Toyota's Answer to The German Sports Sedan: Lexus IS-F
Updated: Mar 29
F is the letter Toyota designated to a special project in the late 80s which would become the Lexus LS400; Toyota's foray into the luxury auto market. Some 20 years later that letter "F" would mean something else as it denoted performance vehicles sold under the Lexus marque for the first time ever.
Enter the mid-2000s, BMW and Mercedes Benz along with Audi were having success with souped-up versions of their entry-level sedans. The M3 is at the forefront and defining the category, Lexus engineer Yukihiko Yaguchi and a small team decided to focus on their new IS platform to create something special. Having worked on the Toyota Supra, Yaguchi, and his team used a test mule with a 1UR-FE out of other V8 Lexus products and later tuned the suspension on the world-renowned Fuji International Speedway.

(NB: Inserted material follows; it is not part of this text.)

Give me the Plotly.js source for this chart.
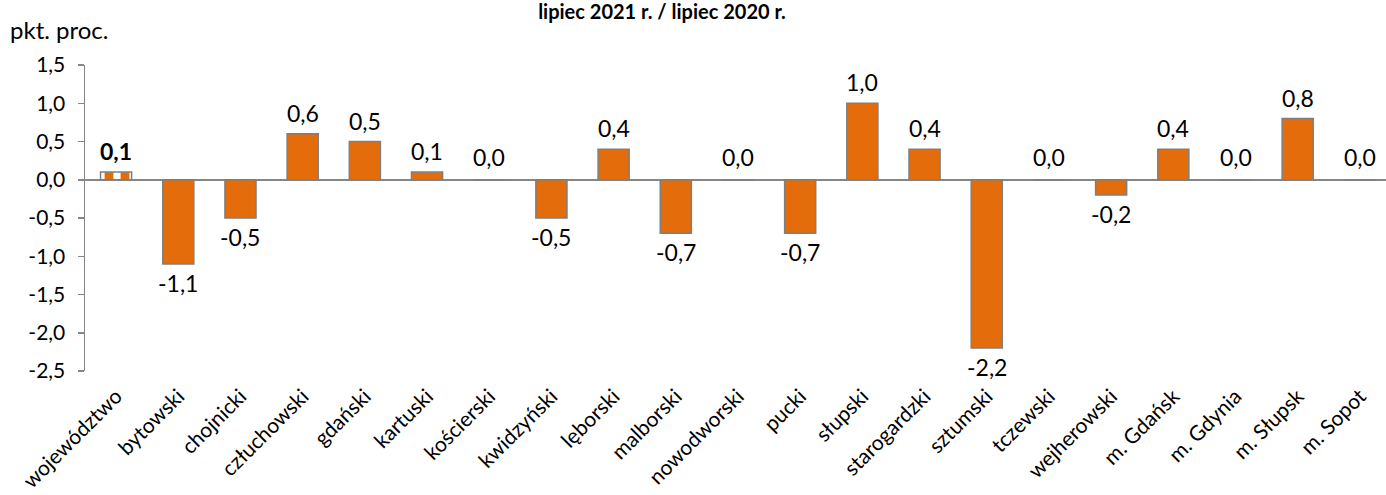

Debuting alongside the Lexus LFA concept, the team at Lexus was able to shoehorn the 2UR-GSE 5-liter V8 that made 420 HP under its bulging hood. As with most of Toyota's best products, Yamaha had its hand at tuning the engine and designing special parts like the intake that added power to the otherwise smooth-running UR-series engine. The naturally aspirated power plant was able to also muster up 371 lb-ft of torque and send it through one of the first 8-speed automatic transmissions on the market. The transmission featured steering wheel mounted paddle shifters, fast shift times, and Toyota durability; the combination of this drivetrain was good enough for a 0-60 of 4.5 seconds, a quarter mile time of 12.9, and a top speed of 170 MPH.

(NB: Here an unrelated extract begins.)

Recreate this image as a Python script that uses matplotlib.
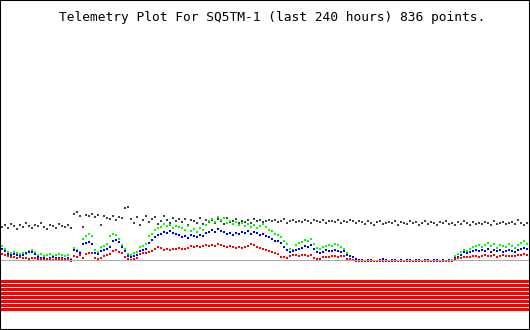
import numpy as np
import matplotlib
matplotlib.use('Agg')
import matplotlib.pyplot as plt
from matplotlib.patches import Rectangle

title = 'Telemetry Plot For SQ5TM-1 (last 240 hours) 836 points.'

# readings, one every ~1.4 h over the last 240 hours (arbitrary units)
gray = [34, 36, 33, 37, 35, 32, 36, 34, 38, 35,
        33, 36, 35, 38, 34, 32, 36, 35, 33, 37,
        35, 34, 36, 33, 47, 49, 45, 34, 46, 45,
        47, 44, 46, 36, 45, 43, 42, 45, 41, 44,
        43, 53, 54, 42, 38, 44, 36, 41, 45, 39,
        42, 44, 37, 40, 45, 41, 38, 43, 40, 42,
        39, 42, 36, 41, 40, 38, 43, 37, 41, 39,
        41, 38, 42, 40, 37, 43, 39, 40, 42, 38,
        40, 39, 41, 38, 42, 40, 41, 39, 40, 41,
        40, 41, 39, 40, 42, 38, 40, 41, 39, 40,
        39, 41, 40, 38, 41, 40, 39, 41, 38, 40,
        40, 39, 41, 38, 40, 39, 41, 40, 38, 40,
        39, 37, 40, 38, 36, 39, 40, 37, 38, 39,
        38, 40, 36, 39, 38, 37, 40, 38, 39, 36,
        38, 40, 37, 39, 38, 36, 39, 38, 40, 37,
        38, 36, 39, 37, 40, 38, 36, 39, 37, 38,
        37, 39, 38, 36, 40, 37, 38, 39, 37, 38,
        39, 37, 41, 38, 36, 38]
green = [15, 12, 9, 8, 9, 8, 7, 8, 7, 10,
         11, 9, 6, 7, 5, 6, 7, 5, 6, 7,
         6, 5, 6, 2, 13, 11, 9, 22, 25, 27,
         25, 11, 9, 14, 15, 17, 25, 27, 26, 22,
         16, 12, 7, 6, 8, 9, 14, 15, 17, 25,
         27, 31, 33, 34, 37, 35, 36, 33, 35, 34,
         33, 31, 35, 30, 32, 29, 33, 31, 36, 40,
         42, 39, 44, 41, 43, 38, 40, 37, 39, 36,
         38, 35, 37, 34, 36, 33, 35, 37, 34, 31,
         30, 27, 26, 24, 20, 17, 12, 11, 16, 18,
         19, 21, 20, 22, 17, 13, 12, 14, 15, 16,
         15, 17, 16, 14, 12, 8, 5, 4, 1, 0,
         0, 0, 0, 0, 0, 0, 0, 0, 0, 0,
         0, 0, 0, 0, 0, 0, 0, 0, 0, 0,
         0, 0, 0, 0, 0, 0, 0, 0, 0, 0,
         1, 5, 7, 9, 11, 10, 12, 14, 15, 16,
         14, 16, 18, 15, 17, 13, 16, 15, 14, 17,
         15, 13, 16, 18, 20, 17]
blue = [12, 10, 7, 6, 7, 6, 5, 6, 8, 9,
        9, 7, 4, 3, 3, 2, 3, 4, 3, 3,
        3, 2, 3, 1, 11, 10, 8, 17, 18, 19,
        17, 8, 7, 10, 11, 12, 14, 20, 21, 19,
        14, 10, 5, 4, 5, 6, 10, 11, 12, 18,
        21, 24, 26, 27, 29, 28, 30, 28, 27, 26,
        24, 25, 23, 26, 25, 24, 26, 25, 28, 29,
        31, 29, 32, 30, 29, 27, 28, 26, 28, 27,
        29, 28, 30, 27, 29, 28, 26, 27, 25, 24,
        22, 20, 20, 18, 14, 11, 9, 10, 11, 12,
        13, 15, 14, 16, 12, 9, 8, 9, 11, 10,
        10, 11, 10, 9, 10, 6, 5, 4, 2, 1,
        1, 0, 1, 1, 0, 0, 1, 2, 1, 0,
        1, 1, 0, 1, 0, 1, 1, 0, 1, 1,
        0, 1, 1, 0, 1, 1, 0, 1, 0, 1,
        0, 3, 4, 6, 9, 8, 9, 10, 11, 10,
        11, 10, 12, 9, 11, 10, 11, 9, 10, 11,
        10, 9, 11, 12, 13, 12]
red = [7, 6, 5, 4, 4, 3, 4, 3, 3, 2,
       3, 3, 2, 2, 1, 2, 2, 1, 2, 2,
       2, 1, 2, 0, 5, 4, 6, 3, 7, 8,
       8, 3, 2, 3, 5, 6, 7, 10, 11, 9,
       8, 4, 2, 1, 2, 3, 7, 8, 8, 9,
       10, 12, 14, 13, 11, 12, 11, 12, 12, 13,
       12, 12, 13, 15, 14, 15, 14, 15, 16, 15,
       16, 15, 17, 16, 15, 14, 15, 14, 13, 14,
       13, 14, 15, 17, 16, 14, 13, 12, 11, 10,
       9, 8, 7, 4, 4, 3, 5, 6, 6, 5,
       6, 6, 5, 6, 3, 2, 2, 4, 4, 4,
       5, 5, 4, 5, 5, 2, 2, 1, 0, 0,
       0, 0, 0, 0, 0, 0, 0, 0, 0, 0,
       0, 0, 0, 0, 0, 0, 0, 0, 0, 0,
       0, 0, 0, 0, 0, 0, 0, 0, 0, 0,
       0, 2, 3, 3, 4, 4, 4, 5, 5, 4,
       5, 6, 5, 5, 6, 4, 5, 6, 5, 5,
       5, 5, 6, 6, 7, 6]
hours = np.linspace(0, 240, len(gray))

# digital status bits, all on
bits = [1, 1, 1, 1, 1, 1, 1, 1]

W, H = 530, 330
fig = plt.figure(figsize=(W / 100, H / 100), dpi=100)

# analog channels
ax = fig.add_axes([0, 69 / H, 1, 66 / H])
ax.set_xlim(-2 * 240 / 525, 528 * 240 / 525)
ax.set_ylim(0, 66)
ax.axis('off')
for vals, col in [(gray, '#404040'), (green, '#00ff00'), (blue, '#0000ff'), (red, '#ff0000')]:
    ax.plot(hours, vals, 's', color=col, ms=1.9, mew=0, clip_on=False)
ax.axhline(0, color='#aaaaaa', lw=1.44, zorder=5)

# bit channels
ax2 = fig.add_axes([1 / W, 18 / H, 528 / W, 32 / H])
ax2.barh(range(len(bits)), bits, height=0.75, align='edge', color='#ff0000')
ax2.set_xlim(0, 1)
ax2.set_ylim(-0.25, 7.75)
ax2.axis('off')

fig.text(59 / W, 1 - 21 / H, title, family='DejaVu Sans Mono', fontsize=9.3, va='baseline')
fig.add_artist(Rectangle((0, 0), 1, 1, transform=fig.transFigure, fill=False, ec='black', lw=1.5))

fig.savefig('out.png', dpi=100)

Beneath the new sheet metal cues that featured a bulging hood to accommodate the V8, air ducts to cool down the go-fast bits, and faux-exhaust tips to denote the sporty nature; the IS-F is a fairly astute handling car for a 3800 lb luxury sedan. Having a 0.5-inch drop in ride height, Brembo brakes, and a sport version of the Lexus stability control suite; this 4-door rocket was able to handle the curves too. Later models from 2010 and on featured a Torsen limited-slip differential which is a shame for earlier adopters of this car, but nonetheless, it made quite an impression with enough buyers that it will most likely be a cult icon later down the road.
I have such a great attraction to this car, it is the first purposely built sport sedan by Toyota period! We can go back and look at some 2JZ-equipped 4-door models that were accidentally quick, but not one that can turn numbers around a track or a back road from the factory showroom floor. As an underdog, the naturally aspirated V8 made up for its power deficits with character; a notable growl at any RPM, and fairly high-revving tendencies. It is a shame that V8-equipped MB and BMW cars were more popular but the IS-F will be known for the sporty vehicles Lexus has churned out ever since, with the GS-F, RC-F, and LC 500 all being as fun to drive as they are comfortable on a highway cruise.
This example I found at the DuPont Registry's Cars and Coffee at Davis Island was the perfect introduction to the IS-F. It's a white clean slate, it seems to be completely stock, and the owner's participation leads me to believe they really love their car. Understated by today's standards, it would be fairly easy to overlook this car on your morning commute; it might be your answer if you're looking for a gentleman's sport sedan under $40k used... from my recent track day they also seem to handle that line of work easily as well.